If I use Cassandra, I need to change from Grid-Service to Dedicated-Virtual hosting at Media Temple. Because Cassandra is not provided as part of a hosting system, I need to use a VPS or DV server solution. If I use MySQL, hosting is not a problem, but then what about performances, search speed.
By the way, what database is Stack Overflow using?
You say 100,000 users – but how many concurrent users?
Cassandra is not built in hosting system
Using a hosted service on a single server suggests a very small scale operation – and your obviously limited by your budget. There’s certainly no advantage running Cassandra on a single server node.
In mysql 5 have full text search
Which is not a very scalable solution – you should definitely think about using a normalized search (which I believe you’d have to do if you were migrating to Cassandra anyway).
Given that you can comfortably scale the MySQL solution to multiple databases using replication before you even think about fully clustered solution, and you obviously don’t have the budget to do your own hosting, migrating to Cassandra seems like a massive overkill.
From the information you provided, I would suggest to stick to MySQL.
Just as a side-note, Facebook was using MySQL at first, and eventually moved to Cassandra only after it was storing over 7 Terabytes of inbox data, for over 100 million users.
Wikipedia also handles hundreds of Gigabytes of text data in MySQL.
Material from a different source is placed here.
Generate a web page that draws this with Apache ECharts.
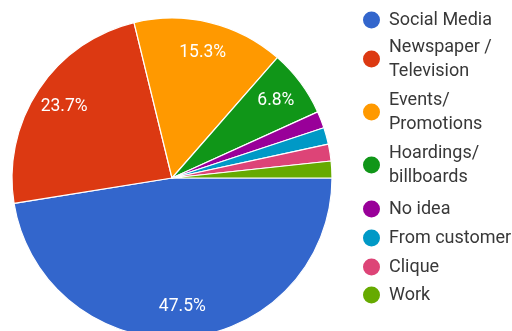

I would NOT recommend you using cassandra in your case for the following reasons:
Cassandra needs good understanding of the application you’re building. It will be much harder to make changes and to run complex queries against data stored in cassandra. SQL is more flexible and easier to maintain. Cassandra is good when you need to store huge amounts of data and when you know exactly how the data stored in cassandra will be accessed and sorted.
Mysql works fine for millions of rows if properly indexes are built.
If you hit some bottlenecks in the future with mysql, you may look at what exactly your problems are and scale them using cassandra. I mean you must be able to combine both approaches: SQL and noSQL in the same project.
With regards to mysql full-text index I can say that it’s useless. I mean that it works too bad to be used in high-loaded projects. Look at sphinxsearch.com, which is a great implementation of full-text search made for sql databases.
But if you expect that your system grows fast and is going to serve millions of users, you should consider cassandra since the beginning.